9. JUMBO THE CHILDREN'S FRIEND
The rulebook for this whimsical zoo game hasn’t survived, but it seems to have involved numbered animals, and it came with great artwork. Maybe it was a paint-by-numbers sort of thing?
This game, whose name in English means “assault,” appeared in Germany as early as 1803. One corner of the board was the fortress, and it had to be defended by one of the players against attack from the other. Most of the pieces were designated foot soldiers, while just two pieces were officers that could move more freely across the board. The goal was to capture the opponent’s pieces and win the battle.
11. DISTRICT MESSENGER BOY
The McLoughlin Brothers publishing house released this game in 1886. By moving pieces around a board, players competed to see who would become the president of a telegraph company.
12. BINKO'S REGISTERED RAILWAY GAME
This two-person game was designed to teach children the geography of England, Scotland, and Wales.
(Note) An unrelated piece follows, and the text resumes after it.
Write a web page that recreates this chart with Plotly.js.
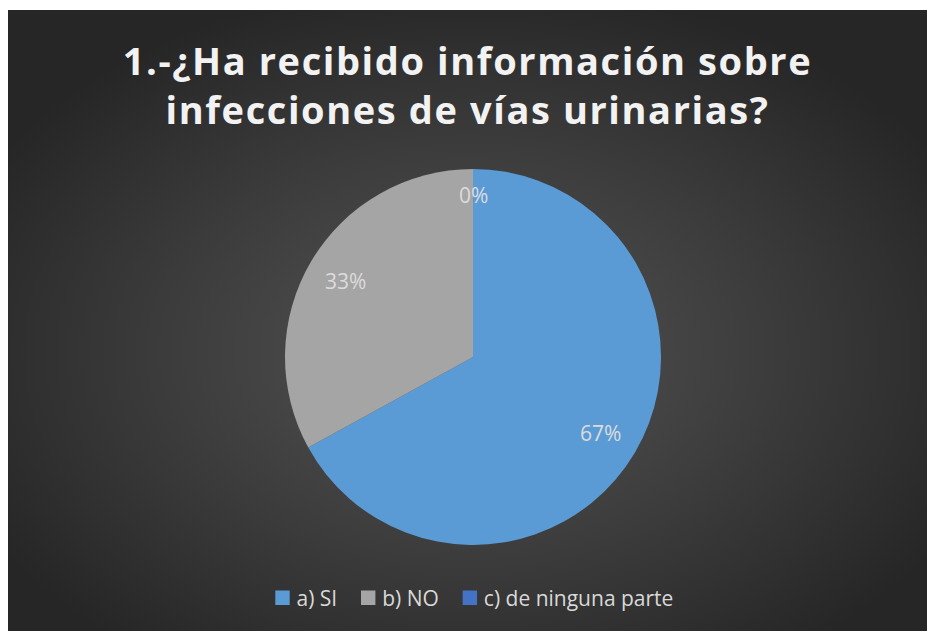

Players placed locomotives at a certain start point and rolled dice to determine how far they traveled.
13. NOUVEAU JEU DE L'HIMEN
A French board game that roughly translates to “new game of marriage” (though that last word also means hymen), its artwork appears on this porcelain tray from around 1725. The squares map the trajectory of a romantic relationship, with references to Ovid, the Odyssey, and other classical texts.
14. ASTRONOMICAL TABLES
The game of astronomical tables—or seven-sided backgammon—was included in the Book of Games, an encyclopedia commissioned by Alfonso X of Spain in the 13th century. The seven sides were for the seven planets then known to astronomers (the moon and the sun were included, but Uranus and Neptune were not). The medieval book called the game “very noble and very strenuous and very elegant, and of great intellect for the wise,” according to one translation.
15. CHECKERED GAME OF LIFE
Board game legend Milton Bradley debuted the Checkered Game of Life during the Civil War. The game begins with infancy and ends with old age, with stops for "crime," "industry," "politics,” and “Cupid” along the way. Bradley's first game eventually morphed into the Life board game we play today.